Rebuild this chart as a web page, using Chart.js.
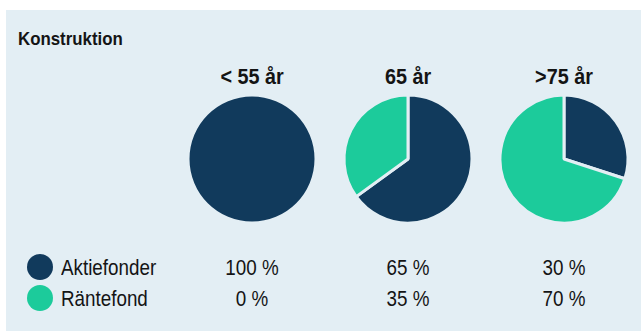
<!DOCTYPE html>
<html>
<head>
<meta charset="utf-8">
<script src="https://cdn.jsdelivr.net/npm/chart.js@4/dist/chart.umd.min.js"></script>
<style>
  body { margin: 0; background: #fff; width: 641px; height: 331px; overflow: hidden; position: relative; }
  #panel { position: absolute; left: 6px; top: 10px; width: 635px; height: 321px; background: #e3eef4; }
  /* smal skuren text: Liberation Sans ihoptryckt på bredden */
  .txt { position: absolute; font-family: "Liberation Sans", Arial, sans-serif; line-height: normal; color: #141414; white-space: nowrap; }
  .heading { font-weight: bold; font-size: 18.5px; left: 18px; top: 27.5px; transform: scaleX(0.91); transform-origin: left center; }
  .group { font-weight: bold; font-size: 21.5px; width: 120px; text-align: center; top: 64.8px; transform: scaleX(0.92); }
  .label { font-size: 22px; left: 61px; transform: scaleX(0.855); transform-origin: left center; }
  .value { font-size: 22px; width: 100px; text-align: center; transform: scaleX(0.855); }
  .dot { position: absolute; width: 26px; height: 26px; border-radius: 50%; left: 27px; }
  canvas { position: absolute; }
</style>
</head>
<body>
<div id="panel"></div>

<script>
// Fördelning per åldersgrupp
const groups = ['< 55 år', '65 år', '>75 år'];
const categories = ['Aktiefonder', 'Räntefond'];
const aktiefonder = [100, 65, 30];
const rantefond = [0, 35, 70];
const colors = ['#113a5c', '#1ccb9b'];

const centers = [252, 408, 564];
const pieTop = 159;
const rowBaselines = [275, 306];

function addText(cls, text, left, top) {
  const d = document.createElement('div');
  d.className = 'txt ' + cls;
  d.textContent = text;
  if (left !== null) d.style.left = left + 'px';
  if (top !== null) d.style.top = top + 'px';
  document.body.appendChild(d);
  return d;
}

addText('heading', 'Konstruktion', null, null);

groups.forEach((g, i) => {
  addText('group', g, centers[i] - 60, null);

  const canvas = document.createElement('canvas');
  canvas.width = 140;
  canvas.height = 140;
  canvas.style.left = (centers[i] - 70) + 'px';
  canvas.style.top = (pieTop - 70) + 'px';
  document.body.appendChild(canvas);

  const shares = [aktiefonder[i], rantefond[i]];
  const whole = shares.includes(0);

  new Chart(canvas, {
    type: 'pie',
    data: {
      labels: categories,
      datasets: [{
        data: shares,
        backgroundColor: colors,
        borderColor: '#e3eef4',
        borderWidth: whole ? 0 : 3
      }]
    },
    options: {
      responsive: false,
      animation: false,
      radius: whole ? 62.5 : 64,
      layout: { padding: 0 },
      plugins: {
        legend: { display: false },
        tooltip: { enabled: false }
      }
    }
  });
});

// förklaring med andelar per grupp
const rows = [aktiefonder, rantefond];
categories.forEach((c, r) => {
  const top = rowBaselines[r] - 0.905 * 22;
  const dot = document.createElement('div');
  dot.className = 'dot';
  dot.style.background = colors[r];
  dot.style.top = (rowBaselines[r] - 21.5) + 'px';
  document.body.appendChild(dot);

  addText('label', c, null, top);
  rows[r].forEach((v, i) => {
    addText('value', v + ' %', centers[i] - 50, top);
  });
});
</script>
</body>
</html>
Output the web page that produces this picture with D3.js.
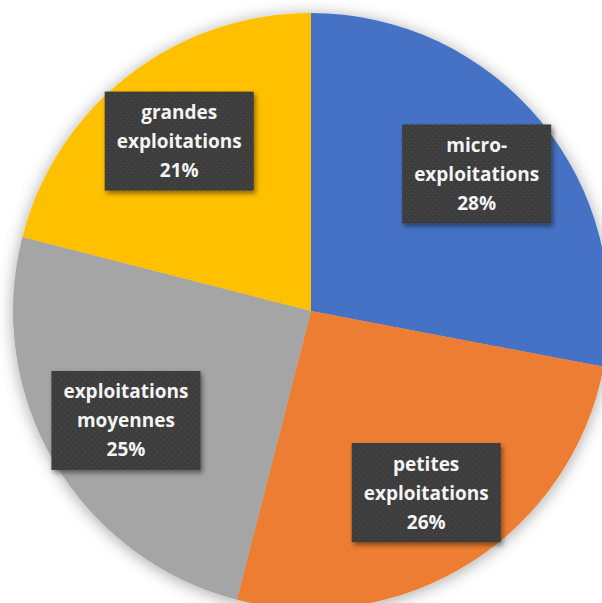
<!DOCTYPE html>
<html>
<head>
<meta charset="utf-8">
<script src="https://cdn.jsdelivr.net/npm/d3@7"></script>
<style>
  body { margin: 0; background: #fff; }
  svg { display: block; }
</style>
</head>
<body>
<script>
// categories and shares (%)
var categories = ["micro-\nexploitations", "petites\nexploitations", "exploitations\nmoyennes", "grandes\nexploitations"];
var values = [28, 26, 25, 21];
var colors = ["#4472C4", "#ED7D31", "#A5A5A5", "#FFC000"];

var width = 602, height = 603;
var cx = 311, cy = 311, radius = 298;
var labelRadius = 215;

var svg = d3.select("body").append("svg")
  .attr("width", width)
  .attr("height", height);

var defs = svg.append("defs");
var shadow = defs.append("filter").attr("id", "shadow")
  .attr("x", "-20%").attr("y", "-20%").attr("width", "140%").attr("height", "140%");
shadow.append("feDropShadow")
  .attr("dx", 0).attr("dy", 2).attr("stdDeviation", 8)
  .attr("flood-color", "#000").attr("flood-opacity", 0.35);

var boxShadow = defs.append("filter").attr("id", "boxshadow")
  .attr("x", "-20%").attr("y", "-20%").attr("width", "140%").attr("height", "140%");
boxShadow.append("feDropShadow")
  .attr("dx", 2).attr("dy", 3).attr("stdDeviation", 2.5)
  .attr("flood-color", "#000").attr("flood-opacity", 0.45);

// dotted fill for the label boxes
var pat = defs.append("pattern").attr("id", "dots")
  .attr("width", 6).attr("height", 6).attr("patternUnits", "userSpaceOnUse");
pat.append("rect").attr("width", 6).attr("height", 6).attr("fill", "#3c3c3c");
pat.append("rect").attr("x", 1).attr("y", 1).attr("width", 1).attr("height", 1).attr("fill", "#555");
pat.append("rect").attr("x", 4).attr("y", 4).attr("width", 1).attr("height", 1).attr("fill", "#555");

var pie = d3.pie().sort(null).value(function(d){ return d; });
var arc = d3.arc().innerRadius(0).outerRadius(radius);
var labelArc = d3.arc().innerRadius(labelRadius).outerRadius(labelRadius);

var g = svg.append("g").attr("transform", "translate(" + cx + "," + cy + ")");
var arcs = pie(values);

g.append("g").attr("filter", "url(#shadow)")
  .selectAll("path")
  .data(arcs)
  .enter()
  .append("path")
  .attr("d", arc)
  .attr("fill", function(d, i){ return colors[i]; });

var labels = g.selectAll(".label")
  .data(arcs)
  .enter()
  .append("g")
  .attr("class", "label")
  .attr("transform", function(d){ return "translate(" + labelArc.centroid(d) + ")"; });

var lineH = 29;
labels.each(function(d, i){
  var lab = d3.select(this);
  var lines = categories[i].split("\n").concat([values[i] + "%"]);
  var rect = lab.append("rect");
  var txt = lab.append("text")
    .attr("text-anchor", "middle")
    .attr("fill", "#f4f4f4")
    .style("font-family", "'Open Sans', sans-serif")
    .style("font-weight", "bold")
    .style("font-size", "19px");
  lines.forEach(function(l, k){
    txt.append("tspan")
      .attr("x", 0)
      .attr("y", (k - 1) * lineH + 7)
      .text(l);
  });
  var w = 0;
  txt.selectAll("tspan").each(function(){ w = Math.max(w, this.getComputedTextLength()); });
  var bw = w + 24, bh = 99;
  rect.attr("x", -bw / 2).attr("y", -bh / 2)
    .attr("width", bw).attr("height", bh)
    .attr("fill", "url(#dots)")
    .attr("filter", "url(#boxshadow)");
});
</script>
</body>
</html>
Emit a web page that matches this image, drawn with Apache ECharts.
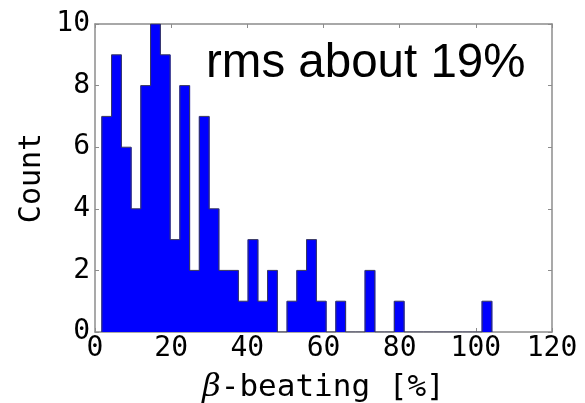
<!DOCTYPE html>
<html>
<head>
<meta charset="utf-8">
<script src="https://cdn.jsdelivr.net/npm/echarts@6/dist/echarts.min.js"></script>
<style>
  html, body { margin: 0; padding: 0; background: #fff; }
  #chart { width: 585px; height: 403px; }
</style>
</head>
<body>
<div id="chart"></div>
<script>
// Histogram of beta-beating values: 40 bins from 1.8 % to 104.2 %
const binStart = 1.8;
const binWidth = 2.56;
const counts = [7, 9, 6, 4, 8, 10, 9, 3, 8, 2,
                7, 4, 2, 2, 1, 3, 1, 2, 0, 1,
                2, 3, 1, 0, 1, 0, 0, 2, 0, 0,
                1, 0, 0, 0, 0, 0, 0, 0, 0, 1];
const xTicks = [0, 20, 40, 60, 80, 100, 120];
const yTicks = [0, 2, 4, 6, 8, 10];
const annotation = 'rms about 19%';

// bin data: [left edge, right edge, count]
const bins = counts.map((c, i) => [binStart + i * binWidth, binStart + (i + 1) * binWidth, c]);

// outline of the filled step shape
const outline = [[bins[0][0], 0]];
bins.forEach(b => { outline.push([b[0], b[2]]); outline.push([b[1], b[2]]); });
outline.push([bins[bins.length - 1][1], 0]);

const mono = 'DejaVu Sans Mono';
const frame = '#8c8c8c';

const chart = echarts.init(document.getElementById('chart'), null, { renderer: 'canvas' });

const axisCommon = {
  type: 'value',
  axisLine: { show: true, onZero: false, lineStyle: { color: frame, width: 1.5 } },
  axisTick: { show: true, inside: true, length: 4, lineStyle: { color: frame, width: 1 } },
  splitLine: { show: false }
};

chart.setOption({
  animation: false,
  grid: { left: 95, right: 33, top: 24, bottom: 71, outerBoundsMode: 'none', containLabel: false },
  xAxis: [
    Object.assign({}, axisCommon, {
      min: xTicks[0], max: xTicks[xTicks.length - 1], interval: 20,
      position: 'bottom',
      axisLabel: { show: true, color: '#000', fontFamily: mono, fontSize: 28, margin: 3,
                   formatter: v => xTicks.includes(v) ? String(v) : '' },
      name: '{b|β}-beating [%]',
      nameLocation: 'middle',
      nameGap: 40,
      nameTextStyle: {
        color: '#000', fontFamily: mono, fontSize: 31,
        rich: { b: { fontFamily: 'DejaVu Serif', fontStyle: 'italic', fontSize: 32, color: '#000' } }
      }
    }),
    Object.assign({}, axisCommon, {
      min: xTicks[0], max: xTicks[xTicks.length - 1], interval: 20,
      position: 'top', axisLabel: { show: false }
    })
  ],
  yAxis: [
    Object.assign({}, axisCommon, {
      min: yTicks[0], max: yTicks[yTicks.length - 1], interval: 2,
      position: 'left',
      axisLabel: { show: true, color: '#000', fontFamily: mono, fontSize: 28, margin: 5,
                   formatter: v => yTicks.includes(v) ? String(v) : '' },
      name: 'Count',
      nameLocation: 'middle',
      nameGap: 48,
      nameMoveOverlap: false,
      nameRotate: 90,
      nameTextStyle: { color: '#000', fontFamily: mono, fontSize: 30 }
    }),
    Object.assign({}, axisCommon, {
      min: yTicks[0], max: yTicks[yTicks.length - 1], interval: 2,
      position: 'right', axisLabel: { show: false }
    })
  ],
  series: [
    {
      type: 'custom',
      xAxisIndex: 0, yAxisIndex: 0,
      data: bins,
      encode: { x: [0, 1], y: 2 },
      renderItem: (params, api) => {
        const c = api.value(2);
        if (!c) return null;
        const p0 = api.coord([api.value(0), c]);
        const p1 = api.coord([api.value(1), 0]);
        // slight overlap so neighbouring bins merge without seams
        return {
          type: 'rect',
          shape: { x: p0[0] - 0.5, y: p0[1], width: p1[0] - p0[0] + 1, height: p1[1] - p0[1] },
          style: { fill: '#0000ff' }
        };
      },
      z: 2
    },
    {
      type: 'line',
      xAxisIndex: 0, yAxisIndex: 0,
      data: outline,
      symbol: 'none',
      lineStyle: { color: '#3a3a5a', width: 1 },
      z: 3
    }
  ],
  graphic: [
    {
      type: 'text',
      left: 206, top: 40,
      style: { text: annotation, fill: '#000', font: '47.5px "Liberation Sans", Arial, sans-serif' },
      z: 10
    }
  ]
});
</script>
</body>
</html>
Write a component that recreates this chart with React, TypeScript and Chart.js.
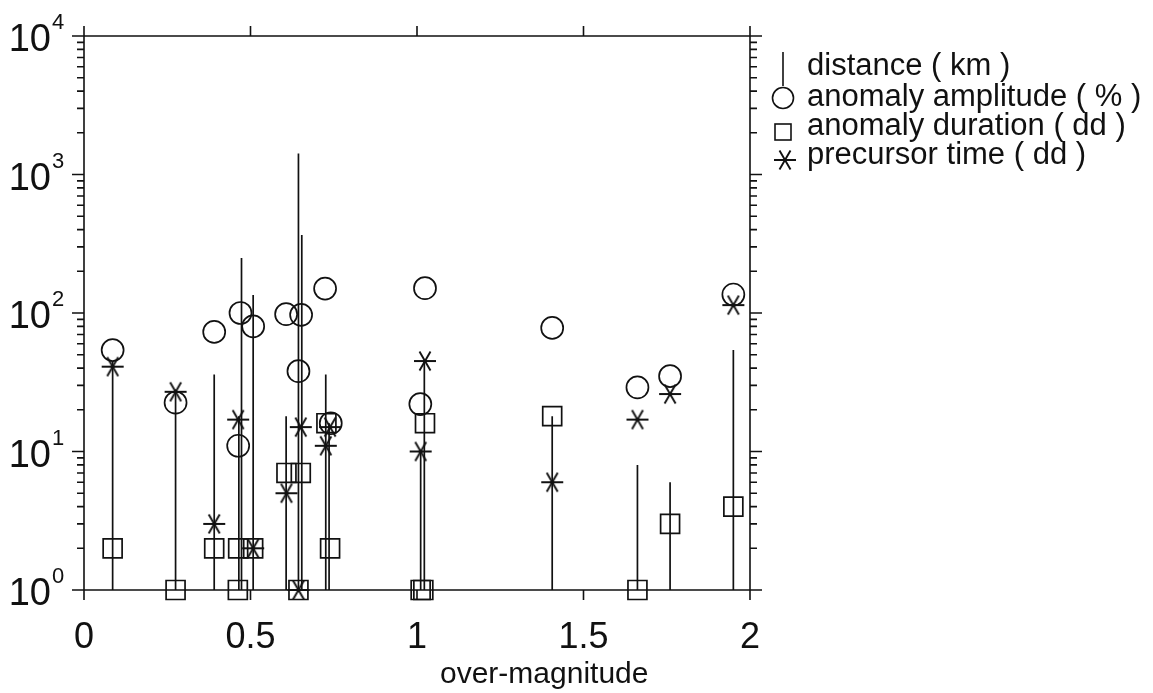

———

▸ **Problem requirements**: Restate only the lines running from the start of the material above through the line containing "const rowBaselines = [275, 306];", ends included. No pictures.

▸ **Task response**:
Rebuild this chart as a web page, using Chart.js.
<!DOCTYPE html>
<html>
<head>
<meta charset="utf-8">
<script src="https://cdn.jsdelivr.net/npm/chart.js@4/dist/chart.umd.min.js"></script>
<style>
  body { margin: 0; background: #fff; width: 641px; height: 331px; overflow: hidden; position: relative; }
  #panel { position: absolute; left: 6px; top: 10px; width: 635px; height: 321px; background: #e3eef4; }
  /* smal skuren text: Liberation Sans ihoptryckt på bredden */
  .txt { position: absolute; font-family: "Liberation Sans", Arial, sans-serif; line-height: normal; color: #141414; white-space: nowrap; }
  .heading { font-weight: bold; font-size: 18.5px; left: 18px; top: 27.5px; transform: scaleX(0.91); transform-origin: left center; }
  .group { font-weight: bold; font-size: 21.5px; width: 120px; text-align: center; top: 64.8px; transform: scaleX(0.92); }
  .label { font-size: 22px; left: 61px; transform: scaleX(0.855); transform-origin: left center; }
  .value { font-size: 22px; width: 100px; text-align: center; transform: scaleX(0.855); }
  .dot { position: absolute; width: 26px; height: 26px; border-radius: 50%; left: 27px; }
  canvas { position: absolute; }
</style>
</head>
<body>
<div id="panel"></div>

<script>
// Fördelning per åldersgrupp
const groups = ['< 55 år', '65 år', '>75 år'];
const categories = ['Aktiefonder', 'Räntefond'];
const aktiefonder = [100, 65, 30];
const rantefond = [0, 35, 70];
const colors = ['#113a5c', '#1ccb9b'];

const centers = [252, 408, 564];
const pieTop = 159;
const rowBaselines = [275, 306];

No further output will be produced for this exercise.